Of the more than 50,000 meteorites in collections around the world the vast majority are chance finds, only about 1100 were actually observed to fall and quickly recovered. Of these 1100, the phenomena associated with the fall of only 12 have been photographed enabling the orbits of the objects that gave rise to the meteorites landing on Earth to be determined.

Since 2006 an Autonomous All-Sky Desert Fireball Camera Network (DFN) has been established in the Nullarbor of Western Australia. Today, four satellite-monitored cameras designed to operate in extreme conditions have been developed and deployed in the Nullarbor. Orbits are calculated from the fireballs, and meteorite fall positions are determined for later recovery.

On 20 July 2007, two cameras of the Nullarbor Desert Fireball Network (DFN) detected the fall of a meteorite. At 19hrs 13mins 53.2 secs (±0.1 sec) Universal Time, a fireball was recorded low on the horizon east of the network area.
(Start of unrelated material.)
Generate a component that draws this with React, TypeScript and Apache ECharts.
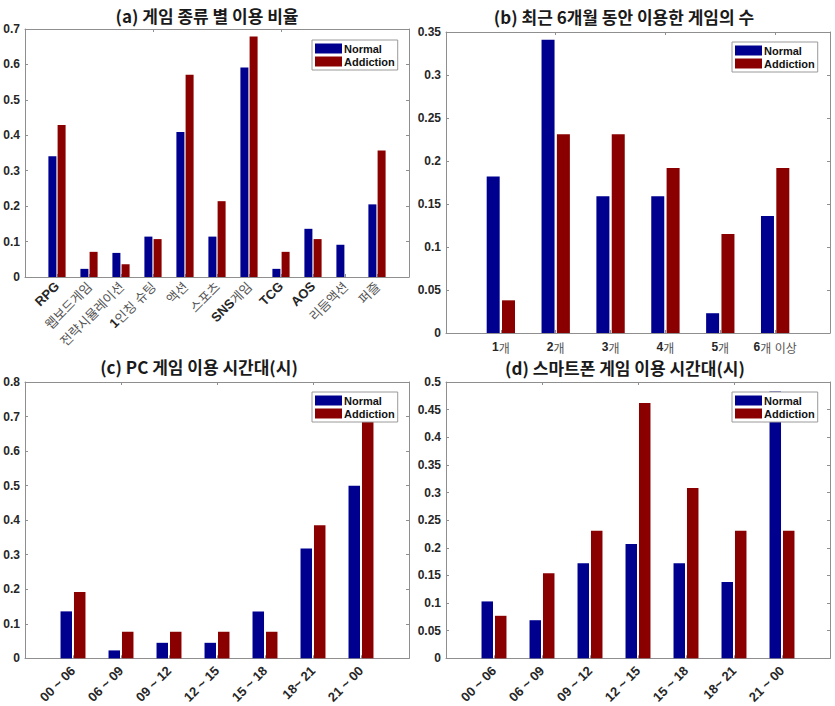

The successful recovery of this meteorite now named Bunburra Rockhole (three specimens) represents a number of scientific firsts. While it is the fifth predicted meteorite fall in history, it is the first based solely on data from dedicated instruments. It is the first known meteorite from an Aten-type orbit (near-Earth), the first eucrite basaltic achondrite with a known orbit, and the first instrumentally observed meteorite fall in the southern hemisphere. Moreover, it is the first documented meteorite fall from a relatively small meteoroid, that produced a small fireball with a terminal height of 30 km.

The DFN project in the remote and sometimes climatically hostile Nullarbor is now set to be a major contributor to Solar System research.